Successive generations produced Soda Ash in this way until the mid-1800s, when synthetic production techniques were first developed, to supply the increasing demand from an industrialising world.
How is Soda Ash made?
Today, Soda Ash (Sodium Carbonate) is produced by two main methods, both of which produce chemically identical Soda Ash.
As of 2021, global production of Soda Ash is estimated to reach 62.2 million mt per year.
Natural Soda Ash production: Natural Soda Ash is produced by extracting naturally occurring Trona ore and then processing this via a simple process of filtering, concentration, crystallisation and drying into Soda Ash which can be sold. Today, this accounts for around 30% of global production.

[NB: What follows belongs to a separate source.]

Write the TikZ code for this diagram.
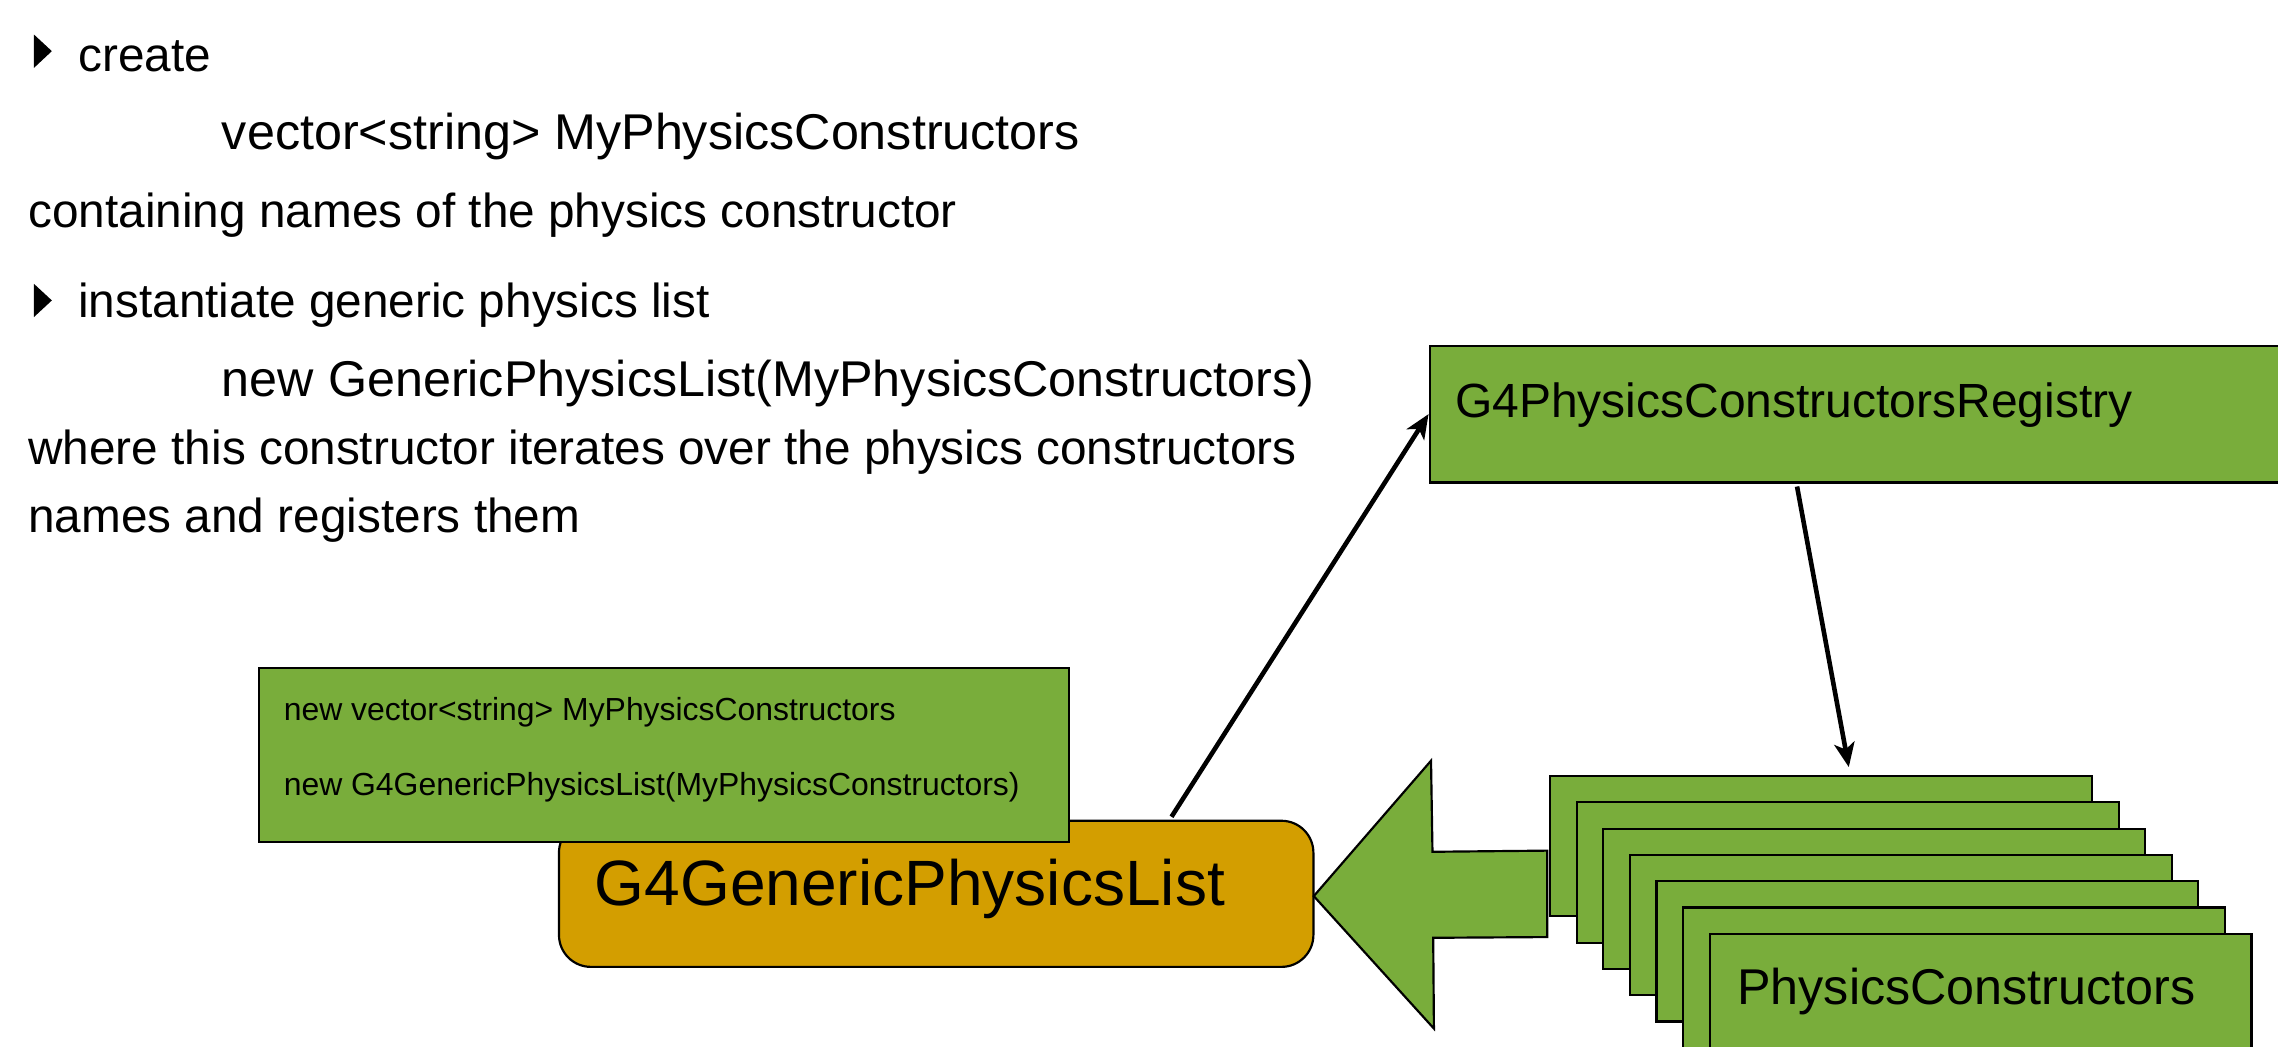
\documentclass[tikz,border=0pt]{standalone}
\usepackage{fontspec}
\setmainfont{Liberation Sans}
\usetikzlibrary{arrows.meta}
\definecolor{boxgreen}{RGB}{121,173,59}
\definecolor{boxorange}{RGB}{211,158,0}
\begin{document}
\begin{tikzpicture}[x=0.02cm,y=-0.02cm,
  txt/.style={anchor=base west, inner sep=0pt, font=\fontsize{19.7}{23.6}\selectfont},
  plaintxt/.style={anchor=base west, inner sep=0pt, font=\fontsize{18.7}{22.4}\selectfont},
  codetxt/.style={anchor=base west, inner sep=0pt, font=\fontsize{12.5}{15}\selectfont},
  greenbox/.style={draw=black, fill=boxgreen, line width=0.85pt, anchor=north west, inner sep=0pt},
  stackbox/.style={greenbox, minimum width=7.46cm, minimum height=1.932cm},
  conn/.style={line width=1.8pt, -{Stealth[length=9.5pt,width=8pt,inset=2.5pt]}},
  bullet/.style={fill=black}]
\clip (0,0) rectangle (1568,720);
\fill[white] (0,0) rectangle (1568,720);

% bullets and text
\fill[bullet] (23.4,23.8) -- (35.7,35.2) -- (23.4,46.7) -- cycle;
\fill[bullet] (23.4,195.4) -- (35.7,206.8) -- (23.4,218.2) -- cycle;
\node[plaintxt] (t1) at (53.6,49.2) {create};
\node[txt] (t2) at (152.4,103.2) {vector<string> MyPhysicsConstructors};
\node[plaintxt] (t3) at (19.2,156.8) {containing names of the physics constructor};
\node[plaintxt] (t4) at (53.6,218.8) {instantiate generic physics list};
\node[txt] (t5) at (152.4,272.9) {new GenericPhysicsList(MyPhysicsConstructors)};
\node[plaintxt] (t6) at (19.2,319.6) {where this constructor iterates over the physics constructors};
\node[plaintxt] (t7) at (19.2,366.2) {names and registers them};

% registry box
\node[greenbox, minimum width=12.4cm, minimum height=1.884cm] (reg) at (983.3,237.2) {};
\node[anchor=base west, inner sep=0pt, font=\fontsize{18.8}{22}\selectfont] (regt) at (1001.2,287.1) {G4PhysicsConstructorsRegistry};

% generic physics list
\node[draw=black, fill=boxorange, line width=0.85pt, rounded corners=0.44cm, anchor=north west, inner sep=0pt,
      minimum width=10.388cm, minimum height=2.012cm] (gl) at (384,564.2) {};
\node[anchor=base west, inner sep=0pt, font=\fontsize{25.1}{30}\selectfont] (glt) at (409,623.6) {G4GenericPhysicsList};

% code box
\node[greenbox, minimum width=11.15cm, minimum height=2.398cm] (code) at (177.5,459.1) {};
\node[codetxt] (c1) at (195,496) {new vector<string> MyPhysicsConstructors};
\node[codetxt] (c2) at (195,547.7) {new G4GenericPhysicsList(MyPhysicsConstructors)};

% block arrow
\draw[fill=boxgreen, line width=0.85pt, line join=miter]
  (904.3,616.8) -- (985,523.6) -- (986,586.3) -- (1065,585.5) -- (1065,645) -- (986.5,645.5) -- (987,708) -- cycle;

% stacked physics constructors
\foreach \i in {0,...,6} {
  \node[stackbox] (pc\i) at (1066.3+18.3*\i,533.4+18.1*\i) {};
}
\node[txt] (pct) at (1195.4,691.7) {PhysicsConstructors};

% connectors
\draw[conn] ([xshift=3.24cm,yshift=0.04cm]gl.north) -- (reg.west);
\draw[conn] ([xshift=5.074cm,yshift=-0.04cm]reg.south west) -- ([xshift=4.126cm,yshift=0.108cm]pc0.north west);
\end{tikzpicture}
\end{document}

Commercially exploitable Trona deposits only occur geologically in three regions of the world: Enormous deposits in Wyoming, USA, large deposits in Turkey and much smaller and chemically less pure deposits in China. Today, natural Soda Ash is only produced in Wyoming, USA and Turkey.

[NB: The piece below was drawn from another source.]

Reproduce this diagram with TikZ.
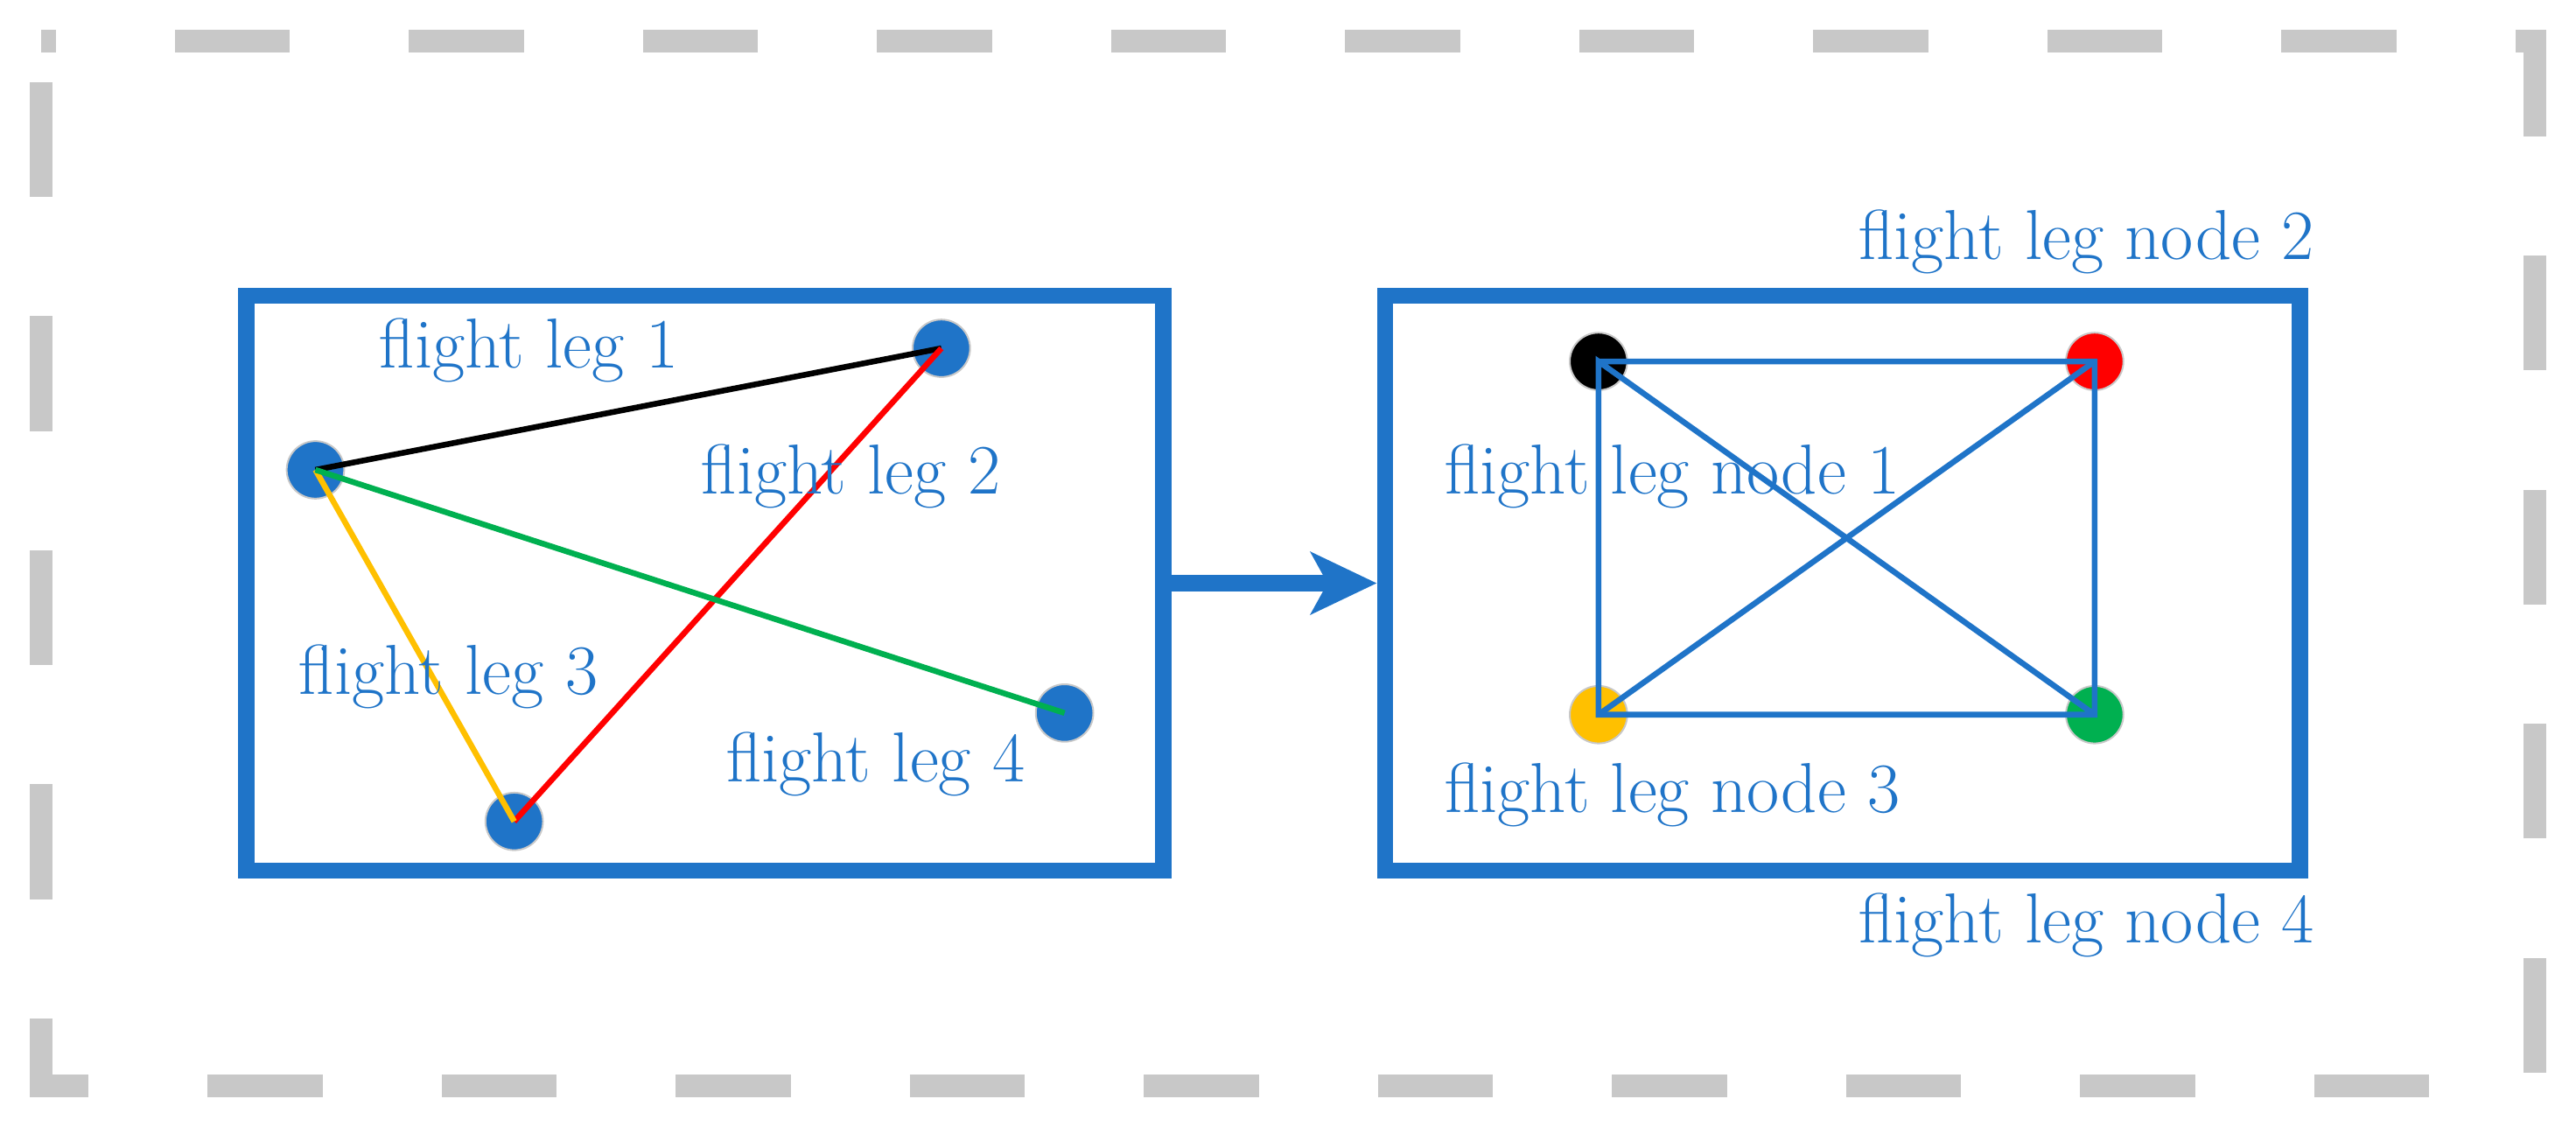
\documentclass[tikz,border=0pt]{standalone}
\usetikzlibrary{arrows.meta}
\definecolor{bl}{RGB}{31,116,200}
\definecolor{gr}{RGB}{200,200,200}
\definecolor{ye}{RGB}{255,192,0}
\definecolor{gn}{RGB}{0,176,80}
\begin{document}
\begin{tikzpicture}[x=0.02cm,y=-0.02cm,
  box/.style={draw=bl,line width=0.2cm},
  pt/.style={circle,minimum size=0.7cm,inner sep=0,draw=gr,line width=0.6pt},
  lab/.style={text=bl,font=\fontsize{24.5}{28}\selectfont},
  leg/.style={line width=0.07cm}]
\useasboundingbox (0,0) rectangle (1568,686);
\draw[gr,line width=0.28cm,dash pattern=on 1.4cm off 1.45cm,dash phase=-0.5cm] (25,25) rectangle (1543,661);
\node[box,minimum width=11.16cm,minimum height=7cm] (L) at (429,355) {};
\node[box,minimum width=11.14cm,minimum height=7cm] (R) at (1121.5,355) {};
\draw[bl,line width=0.2cm,-{Stealth[length=0.8cm,width=0.75cm,inset=0.2cm]}] (L.east) -- (R.west);
\node[pt,fill=bl] (A) at (192,286) {};
\node[pt,fill=bl] (B) at (573,212) {};
\node[pt,fill=bl] (C) at (313,500) {};
\node[pt,fill=bl] (D) at (648,434) {};
\draw[leg,black] (A.center) -- (B.center);
\draw[leg,red] (B.center) -- (C.center);
\draw[leg,ye] (A.center) -- (C.center);
\draw[leg,gn] (A.center) -- (D.center);
\node[lab] (l1) at (322,213) {flight leg 1};
\node[lab] (l2) at (518,290) {flight leg 2};
\node[lab] (l3) at (273,412) {flight leg 3};
\node[lab] (l4) at (533,465) {flight leg 4};
\node[pt,fill=black] (N1) at (973,220) {};
\node[pt,fill=red] (N2) at (1275,220) {};
\node[pt,fill=ye] (N3) at (973,435) {};
\node[pt,fill=gn] (N4) at (1275,435) {};
\draw[leg,bl] (N1.center) -- (N2.center) -- (N4.center) -- (N3.center) -- (N1.center) -- (N4.center);
\draw[leg,bl] (N3.center) -- (N2.center);
\node[lab] (m2) at (1270,147) {flight leg node 2};
\node[lab] (m1) at (1018,290) {flight leg node 1};
\node[lab] (m3) at (1018,484) {flight leg node 3};
\node[lab] (m4) at (1270,563) {flight leg node 4};
\end{tikzpicture}
\end{document}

Synthetic Soda Ash production: Synthetic Soda Ash is produced using a chemical production process using either the so-called Solvay or Hou method, in which salt (sodium chloride) is reacted with limestone (calcium carbonate) and coking coal in the presence of ammonia to produce synthetic Soda Ash.
Synthetic Soda Ash accounts for about 70% of global production, and is a more costly and a far more energy and water intensive production process than natural production methods.